Records from a collection:
= = =
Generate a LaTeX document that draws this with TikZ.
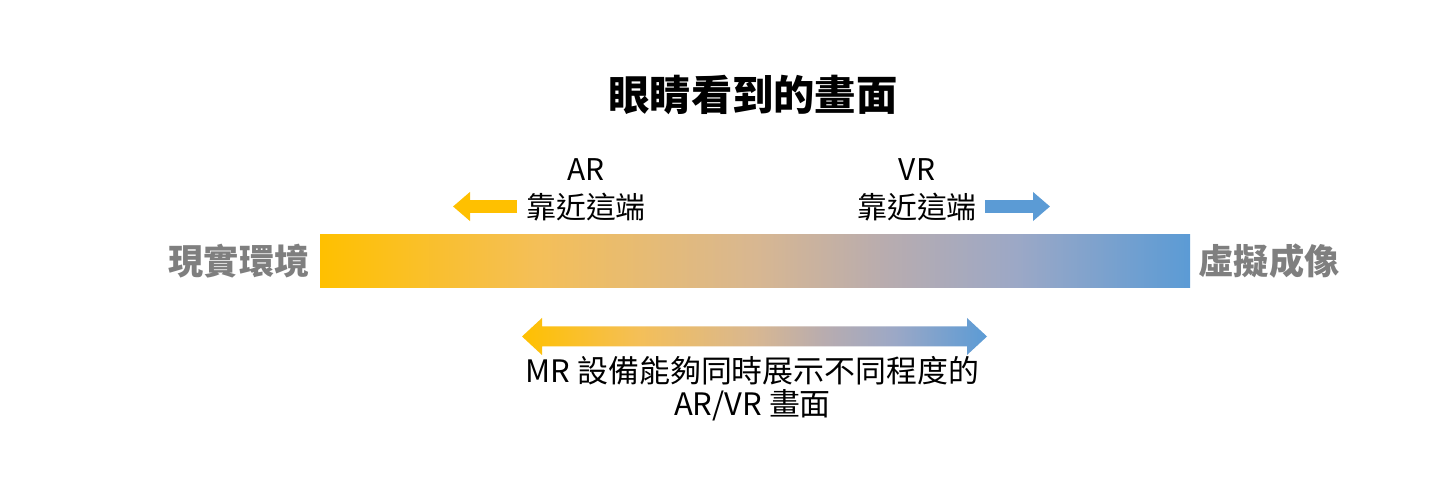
\documentclass[tikz,border=0pt]{standalone}
\usepackage{fontspec}
\setmainfont{Noto Sans CJK TC}
\usetikzlibrary{arrows.meta,positioning}
\definecolor{ARYellow}{RGB}{255,192,0}
\definecolor{VRBlue}{RGB}{91,155,213}
\definecolor{SideGray}{RGB}{127,127,127}
\definecolor{MixA}{RGB}{244,191,88}
\definecolor{MixB}{RGB}{216,183,145}
\definecolor{MixC}{RGB}{184,172,175}
\definecolor{MixD}{RGB}{156,168,198}
\pgfdeclarehorizontalshading{arvr}{100bp}{color(0bp)=(ARYellow); color(25bp)=(ARYellow); color(37.5bp)=(MixA); color(50bp)=(MixB); color(57.5bp)=(MixC); color(65bp)=(MixD); color(75bp)=(VRBlue); color(100bp)=(VRBlue)}
\tikzset{
  titlelabel/.style={font=\fontsize{23.5}{28}\selectfont\bfseries, inner sep=0pt},
  sidelabel/.style={font=\fontsize{20}{24}\selectfont\bfseries, text=SideGray, inner sep=0pt},
  endlabel/.style={font=\fontsize{17}{20}\selectfont, inner sep=0pt},
  endarrow/.style={line width=0.26cm, -{Triangle[length=0.34cm,width=0.56cm]}},
}

\begin{document}
\begin{tikzpicture}
\fill[white] (0,0) rectangle (29.12,9.62);
\useasboundingbox (0,0) rectangle (29.12,9.62);
% title
\node[titlelabel] (title) at (15.06,7.72) {眼睛看到的畫面};
% gradient bar with both ends
\node[shading=arvr, minimum width=17.4cm, minimum height=1.06cm, inner sep=0pt] (bar) at (15.1,4.39) {};
\node[sidelabel, left=0.2cm of bar] (real) {現實環境};
\node[sidelabel, right=0.16cm of bar] (virt) {虛擬成像};
% AR end
\node[endlabel] (arname) at (11.72,6.22) {AR};
\node[endlabel] (arnear) at (11.72,5.48) {靠近這端};
\coordinate (artail) at (10.34,5.49);
\coordinate (artip) at (9.06,5.49);
\draw[endarrow, ARYellow] (artail) -- (artip);
% VR end
\node[endlabel] (vrname) at (18.34,6.22) {VR};
\node[endlabel] (vrnear) at (18.34,5.48) {靠近這端};
\coordinate (vrtail) at (19.7,5.49);
\coordinate (vrtip) at (21.0,5.49);
\draw[endarrow, VRBlue] (vrtail) -- (vrtip);
% MR range
\coordinate (mrL) at (10.44,2.89);
\coordinate (mrR) at (19.74,2.89);
\shade[shading=arvr] (mrL) --++(0.4,0.37) --++(0,-0.17) --++(8.5,0) --++(0,0.17) -- (mrR)
  --++(-0.4,-0.37) --++(0,0.17) --++(-8.5,0) --++(0,-0.17) -- cycle;
\node[endlabel, font=\fontsize{17.6}{18.8}\selectfont, align=center] (mrtext) at (15.05,1.84) {MR 設備能夠同時展示不同程度的\\AR/VR 畫面};
\end{tikzpicture}
\end{document}
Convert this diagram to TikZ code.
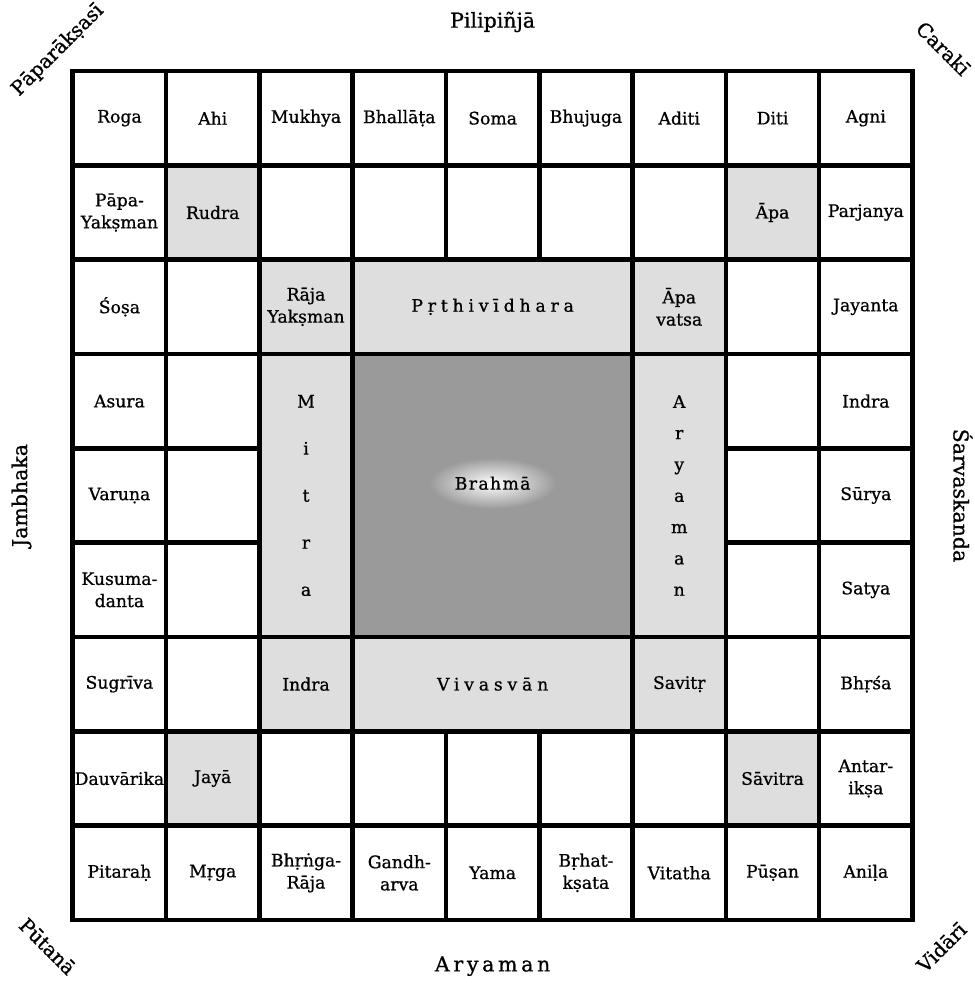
= = =
GIVEN REQUEST: Return the listing above word for word, with the pictures removed.

EXPECTED OUTPUT:
Generate a LaTeX document that draws this with TikZ.
\documentclass[tikz,border=0pt]{standalone}
\usepackage{fontspec}
\setmainfont{Noto Sans CJK TC}
\usetikzlibrary{arrows.meta,positioning}
\definecolor{ARYellow}{RGB}{255,192,0}
\definecolor{VRBlue}{RGB}{91,155,213}
\definecolor{SideGray}{RGB}{127,127,127}
\definecolor{MixA}{RGB}{244,191,88}
\definecolor{MixB}{RGB}{216,183,145}
\definecolor{MixC}{RGB}{184,172,175}
\definecolor{MixD}{RGB}{156,168,198}
\pgfdeclarehorizontalshading{arvr}{100bp}{color(0bp)=(ARYellow); color(25bp)=(ARYellow); color(37.5bp)=(MixA); color(50bp)=(MixB); color(57.5bp)=(MixC); color(65bp)=(MixD); color(75bp)=(VRBlue); color(100bp)=(VRBlue)}
\tikzset{
  titlelabel/.style={font=\fontsize{23.5}{28}\selectfont\bfseries, inner sep=0pt},
  sidelabel/.style={font=\fontsize{20}{24}\selectfont\bfseries, text=SideGray, inner sep=0pt},
  endlabel/.style={font=\fontsize{17}{20}\selectfont, inner sep=0pt},
  endarrow/.style={line width=0.26cm, -{Triangle[length=0.34cm,width=0.56cm]}},
}

\begin{document}
\begin{tikzpicture}
\fill[white] (0,0) rectangle (29.12,9.62);
\useasboundingbox (0,0) rectangle (29.12,9.62);
% title
\node[titlelabel] (title) at (15.06,7.72) {眼睛看到的畫面};
% gradient bar with both ends
\node[shading=arvr, minimum width=17.4cm, minimum height=1.06cm, inner sep=0pt] (bar) at (15.1,4.39) {};
\node[sidelabel, left=0.2cm of bar] (real) {現實環境};
\node[sidelabel, right=0.16cm of bar] (virt) {虛擬成像};
% AR end
\node[endlabel] (arname) at (11.72,6.22) {AR};
\node[endlabel] (arnear) at (11.72,5.48) {靠近這端};
\coordinate (artail) at (10.34,5.49);
\coordinate (artip) at (9.06,5.49);
\draw[endarrow, ARYellow] (artail) -- (artip);
% VR end
\node[endlabel] (vrname) at (18.34,6.22) {VR};
\node[endlabel] (vrnear) at (18.34,5.48) {靠近這端};
\coordinate (vrtail) at (19.7,5.49);
\coordinate (vrtip) at (21.0,5.49);
\draw[endarrow, VRBlue] (vrtail) -- (vrtip);
% MR range
\coordinate (mrL) at (10.44,2.89);
\coordinate (mrR) at (19.74,2.89);
\shade[shading=arvr] (mrL) --++(0.4,0.37) --++(0,-0.17) --++(8.5,0) --++(0,0.17) -- (mrR)
  --++(-0.4,-0.37) --++(0,0.17) --++(-8.5,0) --++(0,-0.17) -- cycle;
\node[endlabel, font=\fontsize{17.6}{18.8}\selectfont, align=center] (mrtext) at (15.05,1.84) {MR 設備能夠同時展示不同程度的\\AR/VR 畫面};
\end{tikzpicture}
\end{document}
Convert this diagram to TikZ code.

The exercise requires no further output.